Exactly as written, write out the lines below from the first to the one containing "cannabis = [38, 37, 25, 0]", inclusive. Pictures do not belong in the copy.

** Begin SOURCE MATERIAL **

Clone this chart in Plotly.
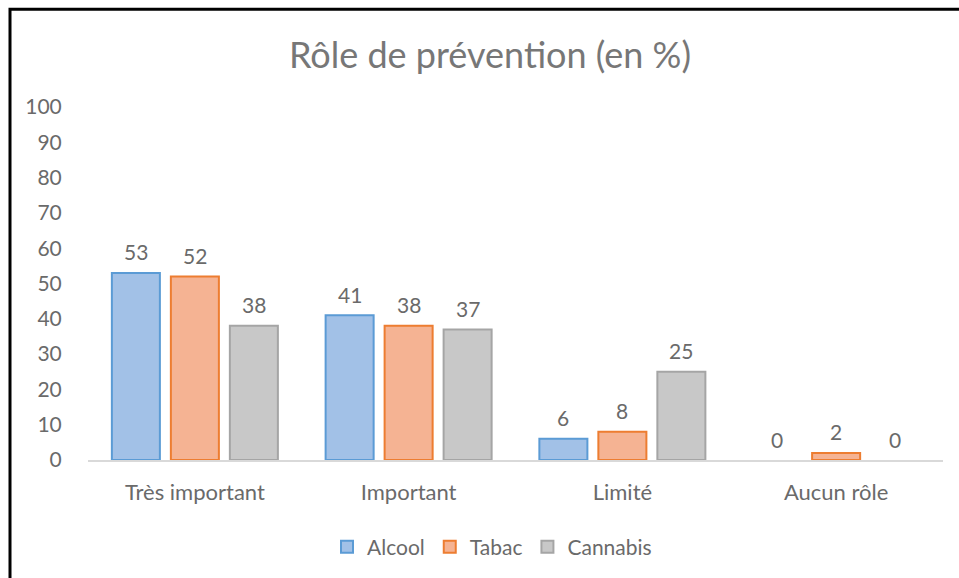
import plotly.graph_objects as go

categories = ["Très important", "Important", "Limité", "Aucun rôle"]
alcool = [53, 41, 6, 0]
tabac = [52, 38, 8, 2]
cannabis = [38, 37, 25, 0]

series = [
    ("Alcool", alcool, "#a2c1e7", "#5b9bd5"),
    ("Tabac", tabac, "#f5b393", "#ed7d31"),
    ("Cannabis", cannabis, "#c8c8c8", "#a5a5a5"),
]

FONT = "Lato"
GREY = "#6a6a6a"

fig = go.Figure()
for i, (name, vals, fill, edge) in enumerate(series):
    fig.add_trace(go.Bar(
        x=categories, y=vals, name=name,
        marker=dict(color=fill,
                    line=dict(color=edge, width=[2 if v > 0 else 0 for v in vals])),
    ))
    # data labels, placed above each bar of the group
    for cat, v in zip(categories, vals):
        fig.add_annotation(x=cat, y=v, text=str(v), showarrow=False,
                           xshift=(i - 1) * 59, yshift=21, yanchor="middle",
                           font=dict(family=FONT, size=21, color=GREY))

# plot area in pixels: x 88..943, y 107..461
L, R, T, B = 88, 16, 107, 117
pw, ph = 959 - L - R, 578 - T - B

def px(x):
    return (x - L) / pw

def py(y):
    return (578 - B - y) / ph

# outer chart border (only top and left edges fall inside the picture)
fig.add_shape(type="rect", xref="paper", yref="paper",
              x0=px(10), x1=px(975), y0=py(595), y1=py(9),
              line=dict(color="black", width=3), layer="below")

fig.update_layout(
    width=959, height=578,
    margin=dict(l=L, r=R, t=T, b=B),
    paper_bgcolor="white", plot_bgcolor="white",
    barmode="group", bargap=0.172, bargroupgap=0.186,
    title=dict(text="Rôle de prévention (en %)", x=490 / 959, xanchor="center",
               y=1 - 55 / 578, yanchor="middle",
               font=dict(family=FONT, size=36, color="#777777")),
    font=dict(family=FONT, color=GREY),
    xaxis=dict(showgrid=False, showline=True, linecolor="#d9d9d9", linewidth=1.5,
               ticks="outside", ticklen=12, tickcolor="rgba(0,0,0,0)",
               tickfont=dict(family=FONT, size=22, color=GREY)),
    yaxis=dict(range=[0, 100], dtick=10, showgrid=False, zeroline=False,
               showline=False, ticks="outside", ticklen=21, tickcolor="rgba(0,0,0,0)",
               tickfont=dict(family=FONT, size=21, color=GREY)),
    legend=dict(orientation="h", x=px(492), xanchor="center", y=py(547), yanchor="middle",
                font=dict(family=FONT, size=21, color=GREY), itemwidth=30,
                traceorder="normal"),
)

fig.write_html("out.html", config={"displayModeBar": False},
               post_script="document.body.style.margin='0';"
                           "document.body.style.overflow='hidden';")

** End SOURCE MATERIAL **

• FULL SOLUTION
Clone this chart in Plotly.
import plotly.graph_objects as go

categories = ["Très important", "Important", "Limité", "Aucun rôle"]
alcool = [53, 41, 6, 0]
tabac = [52, 38, 8, 2]
cannabis = [38, 37, 25, 0]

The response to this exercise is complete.